Demographics

  • Ontario has the largest Indigenous population in Canada (374,395)*. The second largest Indigenous population is in British Columbia (270,580).
  • The Indigenous population in Ontario increased by 54 per cent from 2006 to 2016. There are two explanations for the large growth in the Indigenous population: natural growth and an increase in people voluntarily self-identifying as First Nations, Inuit, or Métis.
  • Indigenous people represent 2.8 per cent of the total population of Ontario.
  • Thunder Bay is the Census Metropolitan Area with the highest proportion of Indigenous people in Canada (12.7 per cent of the population).
  • The average age of the Indigenous population is 33.6 years compared to 40.7 years for the non-Indigenous population in Ontario.
  • Ontario has the largest First Nations population in Canada (236,685 or 24 per cent of the total First Nations population in Canada).
  • There are 120,585 self-identifying Métis people in Ontario, which is a 40 per cent increase from 2011 and an increase of 64 per cent since 2006.
  • With a population of 3,860, the Inuit represent 1 per cent of the total Indigenous population in Ontario.
  • 133 First Nation communities are located in Ontario, the second-highest number in Canada after British Columbia (source: Chiefs of Ontario).
  • 78 per cent of First Nation communities in Ontario are located in Northern Ontario.
  • 1 in 4 First Nation communities in Ontario is a remote community, accessible only by air year-round or by ice road in the winter. Ontario has the highest number of remote First Nation communities in Canada.
  • 23 per cent of First Nations people in Ontario live on reserve.
  • Of the 58,100 people living on reserve in Ontario, 93 per cent identify as First Nations. Approximately 7 per cent identify as Métis, Inuit, other Indigenous or non-Indigenous.

**The original Census statistics uses “Aboriginal” rather than “Indigenous” to refer to First Nations, Métis, and Inuit people.

*** All statistics are based on self-identification as Indigenous.

**** While the Census of Population is the most comprehensive data source available, some Indigenous organizations question the cultural appropriateness of the methodology used by Statistics Canada for the Census, resulting in possible over- and under-counting of certain Indigenous populations.

Source: Statistics Canada, 2016 Census of Population

Socio-economic indicators:

Income:

  • The median annual income for Indigenous people in Ontario (aged 25-64) is $33,218 ($30,819 after-tax) compared to $42,564 for the non-Indigenous population ($37,779 after-tax).
  • The prevalence of low incomes for the Indigenous population in Ontario (aged 25-64) is 21 per cent, which is higher than the rate for the non-Indigenous population at 13 per cent.

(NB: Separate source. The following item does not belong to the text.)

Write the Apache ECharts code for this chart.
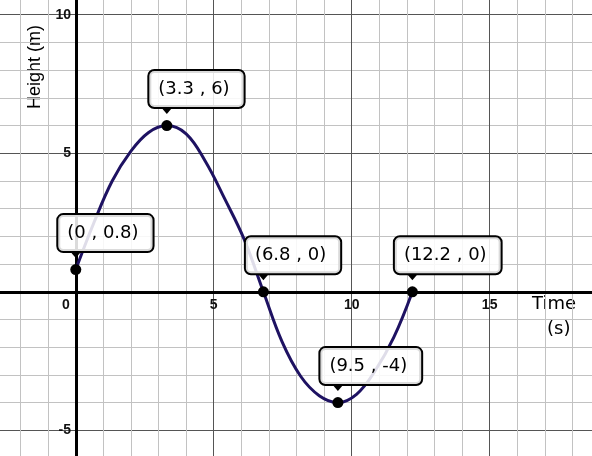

Source: Statistics Canada, 2016 Census of Population

Education:

  • The high school completion rate of Indigenous people (aged 20-24) is 76 per cent, below the rate of the non-Indigenous population at 93 per cent. For First Nations living on reserve, the rate is 45 per cent.
  • 53 per cent of the Indigenous population vs. 65 per cent of the non-Indigenous population in Ontario (aged 25-64) has attained some form of post-secondary education (apprenticeship, trades certificate, diploma, college or university).
  • 13 per cent of Indigenous people in Ontario hold a university degree (aged 25-64), up from 9 per cent in 2006.

Source: Statistics Canada, 2016 Census of Population

Life expectancy:

  • Life expectancy for Indigenous people remained about 10 years lower than for the non-Indigenous population (71 years compared to 81 years).

Source: Statistics Canada, Vital Statistics custom tabulation

Justice system involvement:

  • The 2017 Independent Review of Ontario Corrections found that “Indigenous peoples account for approximately 2 per cent of Ontario’s population and yet in 2016 represented 13 per cent of those in provincial custody. One in three Indigenous people admitted to Ontario’s correctional institutions last year, and over half of the Indigenous people admitted to segregation, were flagged with a suicide risk alert. Both of these rates are higher than in the non-Indigenous population.”
  • Rates of Indigenous incarceration appear to be especially high in northern Ontario. Renu Mandhane, Chief Commissioner of the Ontario Human Rights Commission, speaking with CBC News in February 2017, claimed that 90 per cent of inmates in the provincial correctional centre in Kenora were Indigenous.

Source: Statistics Canada, Adult correctional services


* The Indigenous population figures do not include the residents of eight Ontario First Nations reserves that were incompletely enumerated in or omitted from the 2016 Census.